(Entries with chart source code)
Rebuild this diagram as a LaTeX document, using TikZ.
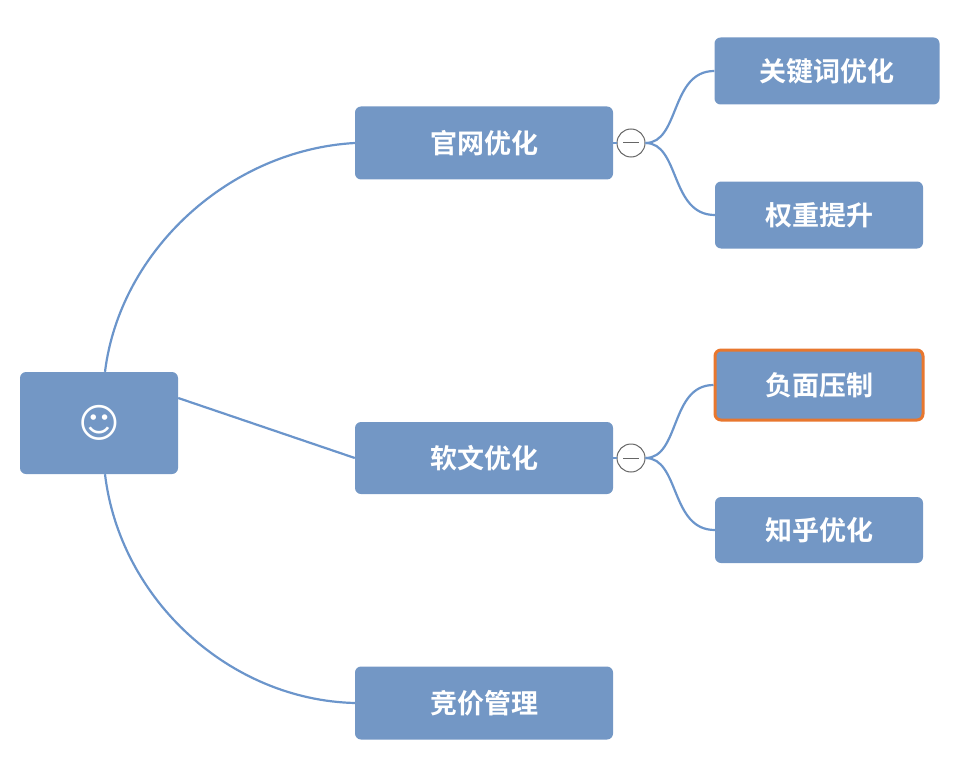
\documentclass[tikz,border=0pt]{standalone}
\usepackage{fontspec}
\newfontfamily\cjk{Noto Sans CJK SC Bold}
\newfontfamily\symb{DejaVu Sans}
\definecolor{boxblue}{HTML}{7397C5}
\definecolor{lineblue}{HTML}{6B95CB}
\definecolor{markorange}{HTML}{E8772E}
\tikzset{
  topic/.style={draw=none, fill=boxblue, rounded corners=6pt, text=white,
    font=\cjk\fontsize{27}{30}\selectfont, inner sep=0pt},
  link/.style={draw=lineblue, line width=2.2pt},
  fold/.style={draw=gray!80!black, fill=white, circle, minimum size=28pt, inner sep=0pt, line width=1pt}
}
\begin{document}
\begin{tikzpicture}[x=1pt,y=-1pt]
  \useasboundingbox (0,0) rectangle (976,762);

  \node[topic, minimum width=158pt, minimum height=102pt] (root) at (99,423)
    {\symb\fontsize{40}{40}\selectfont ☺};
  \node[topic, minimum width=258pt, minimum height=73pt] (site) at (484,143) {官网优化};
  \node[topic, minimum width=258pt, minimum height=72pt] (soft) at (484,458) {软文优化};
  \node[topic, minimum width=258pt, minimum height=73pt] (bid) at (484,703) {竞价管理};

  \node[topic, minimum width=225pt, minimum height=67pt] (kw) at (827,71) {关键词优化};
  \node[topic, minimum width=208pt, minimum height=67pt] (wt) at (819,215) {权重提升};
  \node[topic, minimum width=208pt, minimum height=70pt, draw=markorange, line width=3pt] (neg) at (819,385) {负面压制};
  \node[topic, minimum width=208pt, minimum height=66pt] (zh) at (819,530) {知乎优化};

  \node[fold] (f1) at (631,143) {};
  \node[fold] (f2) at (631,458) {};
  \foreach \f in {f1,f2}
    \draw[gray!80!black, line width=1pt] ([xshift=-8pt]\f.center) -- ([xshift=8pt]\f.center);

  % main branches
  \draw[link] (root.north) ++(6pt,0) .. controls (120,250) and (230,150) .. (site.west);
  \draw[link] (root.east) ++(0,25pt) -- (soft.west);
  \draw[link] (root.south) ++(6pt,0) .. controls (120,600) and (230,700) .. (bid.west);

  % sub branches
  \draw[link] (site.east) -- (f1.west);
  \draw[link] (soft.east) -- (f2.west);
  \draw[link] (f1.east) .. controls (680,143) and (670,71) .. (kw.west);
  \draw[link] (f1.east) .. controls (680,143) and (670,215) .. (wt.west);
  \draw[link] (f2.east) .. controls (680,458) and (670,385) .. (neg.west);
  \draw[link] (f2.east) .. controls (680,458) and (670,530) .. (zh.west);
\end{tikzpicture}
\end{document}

--

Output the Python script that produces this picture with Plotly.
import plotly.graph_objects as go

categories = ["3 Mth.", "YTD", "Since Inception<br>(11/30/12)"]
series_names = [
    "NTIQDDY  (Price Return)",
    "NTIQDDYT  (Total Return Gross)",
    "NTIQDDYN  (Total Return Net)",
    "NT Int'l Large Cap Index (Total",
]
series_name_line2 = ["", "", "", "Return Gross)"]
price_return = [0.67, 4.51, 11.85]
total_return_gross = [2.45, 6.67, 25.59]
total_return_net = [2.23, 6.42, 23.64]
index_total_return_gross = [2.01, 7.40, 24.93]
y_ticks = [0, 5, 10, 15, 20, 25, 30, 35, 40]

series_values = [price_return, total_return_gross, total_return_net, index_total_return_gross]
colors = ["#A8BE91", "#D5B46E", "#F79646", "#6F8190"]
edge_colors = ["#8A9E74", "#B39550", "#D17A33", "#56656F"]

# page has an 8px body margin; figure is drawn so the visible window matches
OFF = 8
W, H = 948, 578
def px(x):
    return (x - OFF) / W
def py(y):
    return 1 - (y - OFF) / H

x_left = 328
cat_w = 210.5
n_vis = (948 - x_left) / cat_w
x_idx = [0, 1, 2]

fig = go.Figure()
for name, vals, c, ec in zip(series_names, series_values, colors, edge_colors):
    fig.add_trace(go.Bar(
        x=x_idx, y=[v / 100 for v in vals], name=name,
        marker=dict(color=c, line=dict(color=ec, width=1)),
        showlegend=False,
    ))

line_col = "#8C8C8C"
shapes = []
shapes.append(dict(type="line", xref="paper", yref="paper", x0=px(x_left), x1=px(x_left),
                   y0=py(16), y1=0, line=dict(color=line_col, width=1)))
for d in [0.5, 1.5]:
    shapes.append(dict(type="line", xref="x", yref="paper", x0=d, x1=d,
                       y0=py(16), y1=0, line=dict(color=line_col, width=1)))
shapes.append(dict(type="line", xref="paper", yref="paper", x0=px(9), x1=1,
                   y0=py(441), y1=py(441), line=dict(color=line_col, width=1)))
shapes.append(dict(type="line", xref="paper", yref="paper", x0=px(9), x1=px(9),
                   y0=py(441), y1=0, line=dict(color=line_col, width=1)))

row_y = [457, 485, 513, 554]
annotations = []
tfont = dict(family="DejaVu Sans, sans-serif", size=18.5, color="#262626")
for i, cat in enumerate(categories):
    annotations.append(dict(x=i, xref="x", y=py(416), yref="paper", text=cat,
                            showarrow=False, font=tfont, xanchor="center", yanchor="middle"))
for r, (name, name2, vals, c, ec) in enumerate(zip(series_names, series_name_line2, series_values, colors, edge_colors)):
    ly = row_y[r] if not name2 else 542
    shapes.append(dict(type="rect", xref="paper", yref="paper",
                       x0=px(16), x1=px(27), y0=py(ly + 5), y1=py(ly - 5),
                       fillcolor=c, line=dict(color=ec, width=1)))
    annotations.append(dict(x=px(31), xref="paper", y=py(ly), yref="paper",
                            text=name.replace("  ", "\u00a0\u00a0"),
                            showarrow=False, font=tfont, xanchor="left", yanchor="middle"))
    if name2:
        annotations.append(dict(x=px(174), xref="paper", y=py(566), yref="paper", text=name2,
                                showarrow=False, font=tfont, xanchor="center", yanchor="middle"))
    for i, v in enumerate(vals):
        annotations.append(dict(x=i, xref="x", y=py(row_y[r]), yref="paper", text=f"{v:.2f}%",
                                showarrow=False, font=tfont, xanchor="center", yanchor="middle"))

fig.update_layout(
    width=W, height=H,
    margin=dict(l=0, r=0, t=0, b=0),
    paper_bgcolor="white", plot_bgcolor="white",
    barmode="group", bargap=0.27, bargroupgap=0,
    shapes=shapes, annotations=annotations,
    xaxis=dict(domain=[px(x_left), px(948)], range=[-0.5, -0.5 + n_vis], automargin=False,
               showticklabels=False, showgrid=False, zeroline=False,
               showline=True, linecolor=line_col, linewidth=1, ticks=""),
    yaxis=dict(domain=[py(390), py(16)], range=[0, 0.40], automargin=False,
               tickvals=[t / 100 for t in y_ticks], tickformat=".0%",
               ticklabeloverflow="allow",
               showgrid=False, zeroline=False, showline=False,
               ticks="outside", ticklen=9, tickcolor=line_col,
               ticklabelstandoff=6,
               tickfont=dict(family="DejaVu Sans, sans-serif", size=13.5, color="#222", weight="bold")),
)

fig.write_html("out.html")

◆ Job: Exactly the lines from the line with "Output the Python" to the line with "import plotly.graph_objects as go", both included, are to be extracted, and no others.

◆ Result of this task:
Output the Python script that produces this picture with Plotly.
import plotly.graph_objects as go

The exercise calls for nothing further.